- _SET EXERCISE_: Retype exactly the lines from the first one through the line with "3], [2, 2, 6, 2]]", including both ends; skip any pictures.

- _DATA BLOCK_:
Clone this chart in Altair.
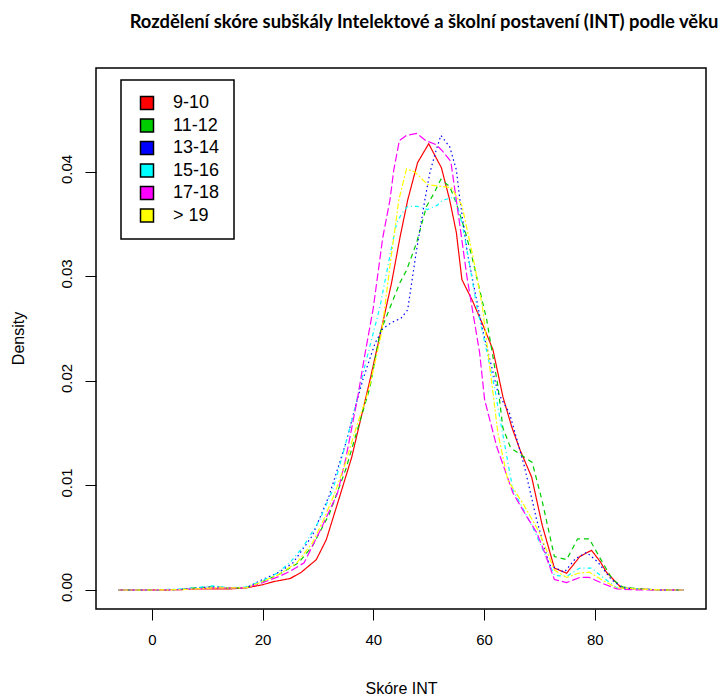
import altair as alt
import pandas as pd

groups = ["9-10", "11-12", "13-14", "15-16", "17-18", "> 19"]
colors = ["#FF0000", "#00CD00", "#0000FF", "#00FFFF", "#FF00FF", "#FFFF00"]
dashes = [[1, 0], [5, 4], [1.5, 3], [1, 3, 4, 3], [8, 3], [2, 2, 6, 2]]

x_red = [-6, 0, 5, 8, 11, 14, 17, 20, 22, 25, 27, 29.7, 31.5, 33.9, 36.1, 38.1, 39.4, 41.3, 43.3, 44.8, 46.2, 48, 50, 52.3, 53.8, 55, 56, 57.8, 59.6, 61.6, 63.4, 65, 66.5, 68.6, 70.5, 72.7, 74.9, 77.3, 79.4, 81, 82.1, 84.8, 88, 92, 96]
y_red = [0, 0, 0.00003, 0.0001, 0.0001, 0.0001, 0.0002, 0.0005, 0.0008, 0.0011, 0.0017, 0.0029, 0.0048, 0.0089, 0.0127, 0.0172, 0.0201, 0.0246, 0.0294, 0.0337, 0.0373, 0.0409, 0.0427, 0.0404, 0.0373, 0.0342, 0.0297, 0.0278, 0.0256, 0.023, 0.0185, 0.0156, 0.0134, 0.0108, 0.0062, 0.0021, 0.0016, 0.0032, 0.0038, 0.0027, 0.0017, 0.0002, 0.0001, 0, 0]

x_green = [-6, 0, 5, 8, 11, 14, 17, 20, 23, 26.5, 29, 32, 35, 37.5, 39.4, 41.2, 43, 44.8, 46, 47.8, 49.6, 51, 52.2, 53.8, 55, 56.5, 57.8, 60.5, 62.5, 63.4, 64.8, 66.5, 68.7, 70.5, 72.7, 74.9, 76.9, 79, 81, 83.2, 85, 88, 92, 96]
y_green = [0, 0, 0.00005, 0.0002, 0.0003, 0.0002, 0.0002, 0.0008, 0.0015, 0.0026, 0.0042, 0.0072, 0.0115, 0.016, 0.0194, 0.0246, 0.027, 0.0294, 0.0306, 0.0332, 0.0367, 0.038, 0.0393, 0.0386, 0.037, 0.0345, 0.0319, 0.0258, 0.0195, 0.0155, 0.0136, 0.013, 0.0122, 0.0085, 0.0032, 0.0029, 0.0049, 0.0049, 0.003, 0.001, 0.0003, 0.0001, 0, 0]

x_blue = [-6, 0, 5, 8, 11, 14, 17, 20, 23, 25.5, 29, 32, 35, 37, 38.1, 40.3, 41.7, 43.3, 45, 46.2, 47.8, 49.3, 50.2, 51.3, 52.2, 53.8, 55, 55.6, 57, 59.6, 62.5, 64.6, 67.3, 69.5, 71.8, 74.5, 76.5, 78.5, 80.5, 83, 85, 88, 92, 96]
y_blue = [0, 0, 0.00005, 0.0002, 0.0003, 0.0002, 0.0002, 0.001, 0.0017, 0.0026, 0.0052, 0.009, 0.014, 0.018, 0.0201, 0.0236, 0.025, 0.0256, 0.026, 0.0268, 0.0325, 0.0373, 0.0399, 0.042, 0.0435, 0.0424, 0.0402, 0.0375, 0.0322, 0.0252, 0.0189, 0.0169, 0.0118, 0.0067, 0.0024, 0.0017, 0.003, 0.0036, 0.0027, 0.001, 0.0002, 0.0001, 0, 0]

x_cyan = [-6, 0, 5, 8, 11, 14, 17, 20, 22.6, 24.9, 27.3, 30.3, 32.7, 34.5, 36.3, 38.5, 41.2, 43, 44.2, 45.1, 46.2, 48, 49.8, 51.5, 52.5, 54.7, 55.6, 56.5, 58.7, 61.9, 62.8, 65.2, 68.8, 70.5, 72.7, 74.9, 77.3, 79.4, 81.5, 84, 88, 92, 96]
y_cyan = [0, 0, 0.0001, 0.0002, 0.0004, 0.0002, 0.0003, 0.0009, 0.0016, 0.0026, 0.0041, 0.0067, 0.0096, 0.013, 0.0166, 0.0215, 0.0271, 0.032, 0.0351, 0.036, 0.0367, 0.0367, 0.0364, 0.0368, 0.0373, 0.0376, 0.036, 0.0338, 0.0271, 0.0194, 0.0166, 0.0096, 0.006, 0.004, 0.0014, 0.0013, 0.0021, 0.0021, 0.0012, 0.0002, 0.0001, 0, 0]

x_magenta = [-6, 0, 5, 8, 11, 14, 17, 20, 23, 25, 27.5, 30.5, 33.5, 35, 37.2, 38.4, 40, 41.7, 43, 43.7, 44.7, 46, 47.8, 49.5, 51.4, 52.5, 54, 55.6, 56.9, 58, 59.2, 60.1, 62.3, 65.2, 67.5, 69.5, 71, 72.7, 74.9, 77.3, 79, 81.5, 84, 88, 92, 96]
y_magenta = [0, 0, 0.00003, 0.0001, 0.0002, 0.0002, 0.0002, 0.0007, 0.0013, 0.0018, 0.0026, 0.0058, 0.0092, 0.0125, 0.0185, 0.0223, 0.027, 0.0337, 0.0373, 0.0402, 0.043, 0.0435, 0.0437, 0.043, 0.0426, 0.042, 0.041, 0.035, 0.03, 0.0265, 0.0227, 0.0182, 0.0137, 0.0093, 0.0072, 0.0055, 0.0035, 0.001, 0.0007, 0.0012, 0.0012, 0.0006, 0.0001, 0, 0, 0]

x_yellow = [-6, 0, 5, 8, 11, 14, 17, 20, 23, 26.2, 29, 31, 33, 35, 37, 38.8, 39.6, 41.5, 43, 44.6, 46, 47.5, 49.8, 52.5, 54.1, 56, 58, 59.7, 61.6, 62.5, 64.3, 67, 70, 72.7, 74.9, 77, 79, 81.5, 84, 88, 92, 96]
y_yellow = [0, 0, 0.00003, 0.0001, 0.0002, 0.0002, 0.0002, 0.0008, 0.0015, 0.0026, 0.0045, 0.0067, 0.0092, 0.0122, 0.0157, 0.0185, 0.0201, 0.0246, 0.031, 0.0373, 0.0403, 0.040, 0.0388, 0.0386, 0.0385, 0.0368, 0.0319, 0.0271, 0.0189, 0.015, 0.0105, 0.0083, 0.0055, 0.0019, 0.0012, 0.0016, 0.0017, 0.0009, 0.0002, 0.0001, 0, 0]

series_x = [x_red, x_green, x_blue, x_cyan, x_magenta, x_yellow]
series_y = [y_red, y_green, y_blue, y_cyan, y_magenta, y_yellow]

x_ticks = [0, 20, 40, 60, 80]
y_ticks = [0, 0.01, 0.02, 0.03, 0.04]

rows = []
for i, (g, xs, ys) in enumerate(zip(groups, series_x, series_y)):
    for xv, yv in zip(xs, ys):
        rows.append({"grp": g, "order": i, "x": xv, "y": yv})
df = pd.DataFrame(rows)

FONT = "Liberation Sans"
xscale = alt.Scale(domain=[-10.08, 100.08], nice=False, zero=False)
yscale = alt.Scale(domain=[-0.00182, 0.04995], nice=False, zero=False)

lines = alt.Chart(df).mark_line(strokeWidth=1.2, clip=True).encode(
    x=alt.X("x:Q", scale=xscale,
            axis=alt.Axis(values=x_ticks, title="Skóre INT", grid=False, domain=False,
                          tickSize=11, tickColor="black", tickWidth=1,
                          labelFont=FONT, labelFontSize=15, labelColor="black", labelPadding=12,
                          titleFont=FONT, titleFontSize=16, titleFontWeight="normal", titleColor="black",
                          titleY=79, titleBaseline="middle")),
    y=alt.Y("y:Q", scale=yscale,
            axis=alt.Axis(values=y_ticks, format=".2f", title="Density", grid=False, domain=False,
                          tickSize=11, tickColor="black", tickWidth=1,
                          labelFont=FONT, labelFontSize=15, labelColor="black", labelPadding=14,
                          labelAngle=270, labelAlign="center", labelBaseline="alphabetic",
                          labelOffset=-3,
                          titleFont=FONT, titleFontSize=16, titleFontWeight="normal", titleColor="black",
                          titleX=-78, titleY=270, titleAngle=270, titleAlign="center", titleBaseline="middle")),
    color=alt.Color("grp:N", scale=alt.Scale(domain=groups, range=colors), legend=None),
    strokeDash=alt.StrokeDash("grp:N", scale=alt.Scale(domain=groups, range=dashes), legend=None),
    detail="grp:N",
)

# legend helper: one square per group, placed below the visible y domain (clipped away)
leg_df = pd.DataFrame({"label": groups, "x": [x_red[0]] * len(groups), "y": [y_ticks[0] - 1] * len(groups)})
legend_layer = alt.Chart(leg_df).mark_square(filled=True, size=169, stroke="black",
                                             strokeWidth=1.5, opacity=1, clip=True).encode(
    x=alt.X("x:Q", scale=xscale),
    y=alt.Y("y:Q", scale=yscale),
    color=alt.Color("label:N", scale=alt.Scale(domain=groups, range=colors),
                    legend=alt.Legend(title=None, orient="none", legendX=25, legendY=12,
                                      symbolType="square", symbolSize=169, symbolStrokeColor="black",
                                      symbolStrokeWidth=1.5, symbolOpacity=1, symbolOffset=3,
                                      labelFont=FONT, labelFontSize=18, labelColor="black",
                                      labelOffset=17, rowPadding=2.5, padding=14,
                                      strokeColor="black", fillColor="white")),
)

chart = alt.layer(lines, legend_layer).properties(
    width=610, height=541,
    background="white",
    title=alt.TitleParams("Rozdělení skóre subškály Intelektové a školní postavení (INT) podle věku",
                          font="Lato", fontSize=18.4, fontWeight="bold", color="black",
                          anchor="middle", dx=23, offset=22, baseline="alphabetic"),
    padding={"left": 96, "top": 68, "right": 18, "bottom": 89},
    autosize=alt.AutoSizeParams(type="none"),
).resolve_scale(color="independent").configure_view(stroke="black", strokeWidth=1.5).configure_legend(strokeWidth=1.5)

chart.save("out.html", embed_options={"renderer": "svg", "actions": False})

- _RIGHT ANSWER_:
Clone this chart in Altair.
import altair as alt
import pandas as pd

groups = ["9-10", "11-12", "13-14", "15-16", "17-18", "> 19"]
colors = ["#FF0000", "#00CD00", "#0000FF", "#00FFFF", "#FF00FF", "#FFFF00"]
dashes = [[1, 0], [5, 4], [1.5, 3], [1, 3, 4, 3], [8, 3], [2, 2, 6, 2]]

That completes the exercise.